La mossa di Renzi è simile
a quella di Schettino: ha abbandonato la nave lasciando i rischi a chi è
rimasto a bordo. Francesco
Forte
- La linea che Matteo Renzi sta perseguendo - e che comporta elezioni
anticipate a settembre - gli serve per evitare che l'attuale governo del Pd si
dia carico della manovra correttiva di finanza pubblica di 18 miliardi di euro
(1,1 punti di Pil) per il 2018: in cui l'Italia dovrebbe raggiungere il deficit
dell'1,2% del Pil. Ciò con taglio delle spese e/o aumento delle tasse. La mossa
di Renzi è simile a quella del capitano Schettino che ha abbandonato la nave,
lasciando grane e rischi a chi restava a bordo senza comandante. In questo caso
grane e rischi toccherebbero a noi italiani, famiglie, imprese, banche e
risparmio con il Paese allo sbando, senza una manovra sui conti pubblici
definita. Ciò mentre salirà il tasso di interesse perché starà per finire la
politica monetaria espansiva della Banca centrale europea che scade alla fine
del 2017. Lo spread sul debito potrebbe accrescersi in misura pericolosa per i
conti pubblici, sicché rinviando la manovra correttiva, per votare a ottobre,
rischiamo un commissariamento tipo Grecia. La manovra di 18 miliardi comporta
in effetti un dilemma molto difficile per Matteo e i suoi, abituati a posporre
nel tempo la messa in sicurezza dei conti pubblici e a fare la cicala che
sciala e canta anziché la formica che raggranella man mano ciò che serve.

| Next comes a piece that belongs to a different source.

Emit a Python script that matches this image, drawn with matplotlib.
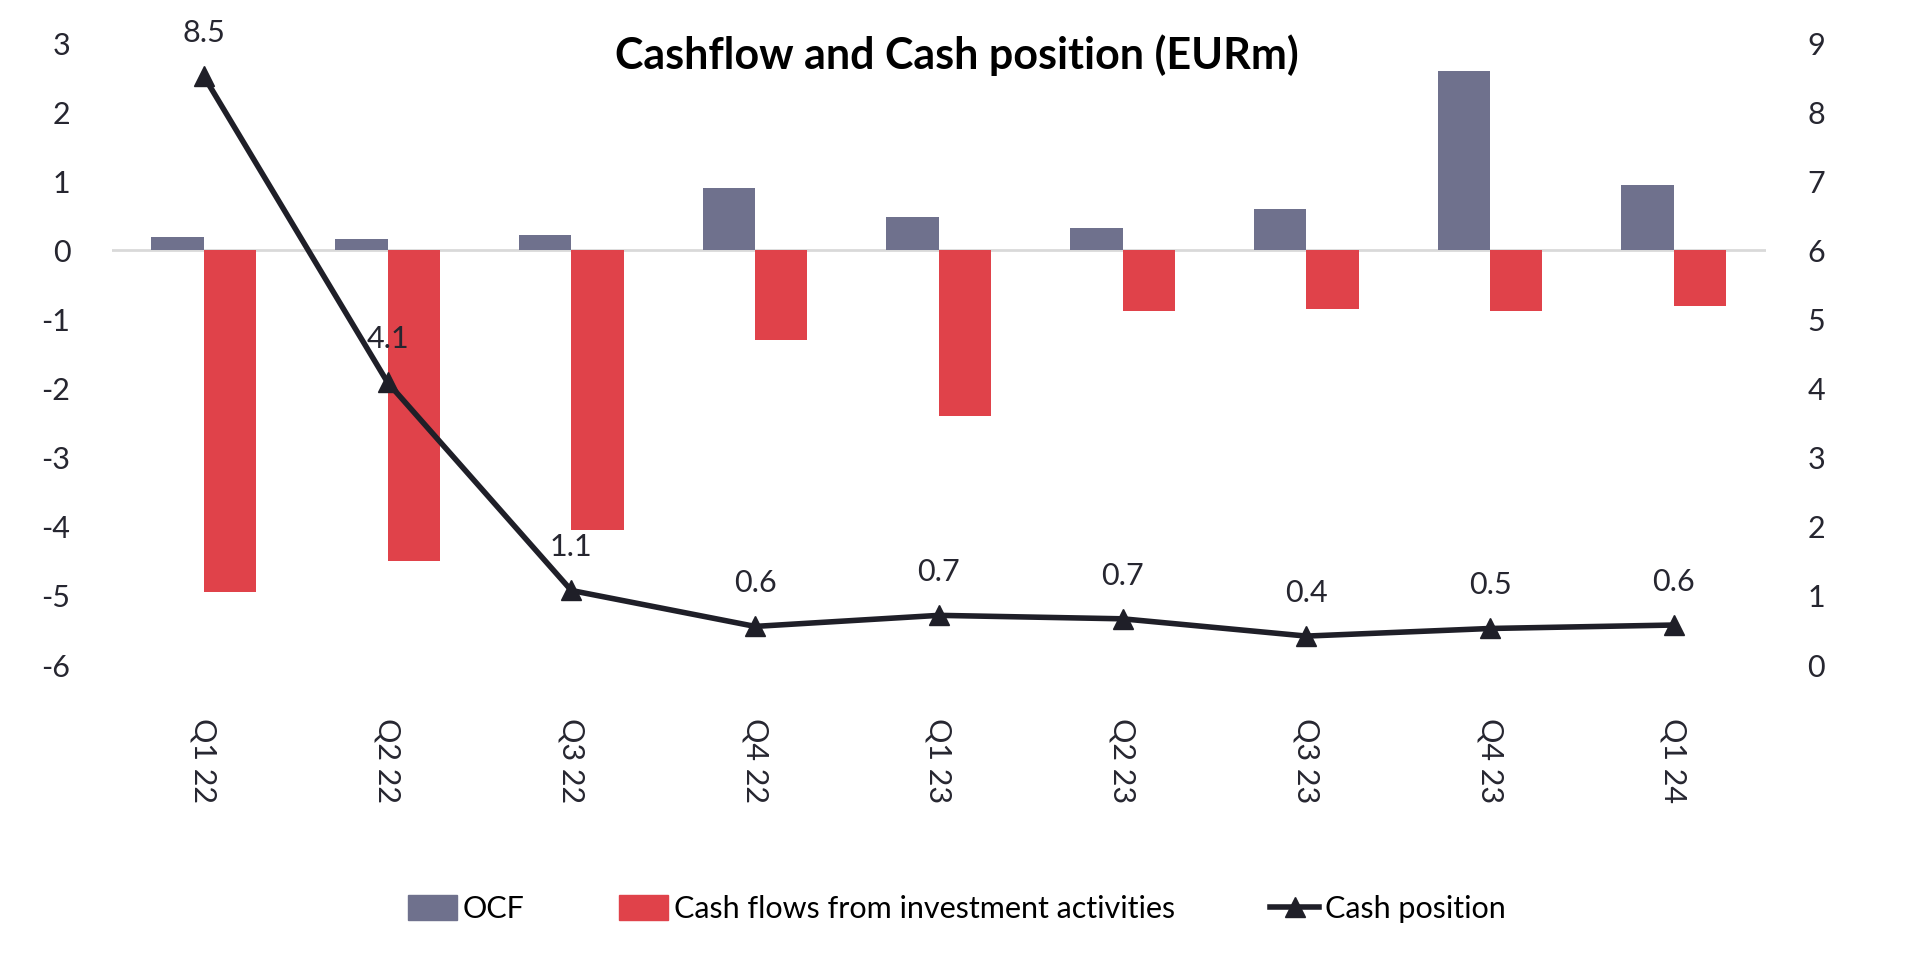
import matplotlib.pyplot as plt
import numpy as np
from matplotlib.patches import Patch
from matplotlib.lines import Line2D

plt.rcParams['font.family'] = ['Lato', 'DejaVu Sans']
plt.rcParams['axes.unicode_minus'] = False

quarters = ['Q1 22', 'Q2 22', 'Q3 22', 'Q4 22', 'Q1 23', 'Q2 23', 'Q3 23', 'Q4 23', 'Q1 24']
ocf = [0.19, 0.16, 0.22, 0.90, 0.48, 0.32, 0.60, 2.60, 0.95]
invest = [-4.94, -4.50, -4.05, -1.29, -2.39, -0.88, -0.85, -0.87, -0.80]
cash = [8.52, 4.09, 1.08, 0.56, 0.72, 0.67, 0.42, 0.53, 0.58]

c_ocf = '#6f718d'
c_inv = '#e0424a'
c_line = '#1f1f28'
c_text = '#262630'
fs = 22

fig = plt.figure(figsize=(19.14, 9.57), dpi=100)
ax = fig.add_axes([0.0585, 0.305, 0.864, 0.65])
x = np.arange(len(quarters))
w = 0.285

ax.bar(x - w / 2, ocf, w, color=c_ocf, zorder=2)
ax.bar(x + w / 2, invest, w, color=c_inv, zorder=2)
ax.axhline(0, color='#d9d9d9', lw=2, zorder=1)
ax.set_ylim(-6, 3)
ax.set_yticks(range(-6, 4))
ax.set_xlim(-0.5, len(quarters) - 0.5)
ax.set_xticks(x)
ax.set_xticklabels(quarters, rotation=-90)
for s in ax.spines.values():
    s.set_visible(False)
ax.tick_params(axis='both', length=0, labelsize=fs, colors=c_text)
ax.tick_params(axis='y', pad=30)
ax.tick_params(axis='x', pad=38)

ax2 = ax.twinx()
ax2.plot(x, cash, color=c_line, lw=4, marker='^', ms=14, zorder=3)
ax2.set_ylim(0, 9)
ax2.set_yticks(range(0, 10))
for s in ax2.spines.values():
    s.set_visible(False)
ax2.tick_params(axis='y', length=0, labelsize=fs, colors=c_text, pad=30)
for xi, v in zip(x, cash):
    ax2.annotate(f'{v:.1f}', (xi, v), xytext=(0, 31), textcoords='offset points',
                 ha='center', va='center', fontsize=fs, color=c_text)

fig.text(0.5, 0.942, 'Cashflow and Cash position (EURm)', ha='center', va='center',
         fontsize=31, fontweight='bold', color='black')

handles = [Patch(color=c_ocf), Patch(color=c_inv),
           Line2D([], [], color=c_line, lw=4, marker='^', ms=14)]
fig.legend(handles, ['OCF', 'Cash flows from investment activities', 'Cash position'],
           loc='center', bbox_to_anchor=(0.5, 0.05), ncol=3, frameon=False,
           fontsize=fs, handlelength=1.6, handleheight=0.9, handletextpad=0.2,
           columnspacing=3.1)

fig.savefig('out.png', dpi=100)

L'Italia nel 2018 deve raggiungere l'obbiettivo di un deficit di 1,1% del Pil
non solo perché richiesto dalla Commissione europea, ma anche e soprattutto
perché da Renzi sottoscritto in cambio della possibilità di fruire di tutti
i margini di flessibilità
ottenuti e anche di quelli in più, in base al suo principio per cui due
decimali in più o in meno non contano. Il nostro debito pubblico, senza
correzione dei conti, salirebbe ancora e il mercato finanziario reagirebbe
negativamente. Il dilemma comporta una scelta impervia: fra taglio delle spese
e rinuncia ai bonus in deficit di conio renziano e aumento dell'Iva, rinviato
da un anno all'altro come clausola di salvaguardia attivabile ove non si riduca
la spesa. Il piano renziano, a cui il ministro dell'Economia, volente o
nolente, ha dovuto sin qui adattarsi è stato quello di rinviare ad aprile la
manovra correttiva di riduzione del deficit di 0,2 punti di Pil da farsi
soprattutto con aumenti di accise, riduzioni di esoneri Iva e obbligo della
grande distribuzione a pagare l'Iva sugli acquisti. Ma il peggio sta nell'altro
0,9 di punti di Pil, cioè i 14 miliardi da reperire per il 2018. Il documento
programmatico di aprile può rimanere un po' vago. Ma a fine ottobre bisogna
mettere nero su bianco nella legge triennale di bilancio 2018-2021. Renzi vuole
scaricare ciò sul governo successivo. Ma è ingiusto e pericoloso. È il Pd
renziano che ci ha messo nei guai. La Renzinomics, salita al potere nel 2014,
in tre anni ha creato un deficit di bilancio di 0,3 decimali annui (cioè 0,9
punti di Pil) in più del dovuto. Se Renzi non avesse fatto la cicala cantando e
cantandosela, la manovra correttiva per il 2018 sarebbe solo di due decimali. E
la nave Italia sarebbe in grado di affrontare l'ascesa dello spread sul debito.
Inoltre potrebbe (e dovrebbe) occuparsi meglio della crisi bancaria, del dramma
del terremoto, dell'Ilva, degli immigrati clandestini, dei disoccupati. Il Pd
che ha fatto il danno e firmato la cambiale deve onorarla alla scadenza. Il suo
abbandono del timone a ottobre sarebbe un atto di grave irresponsabilità.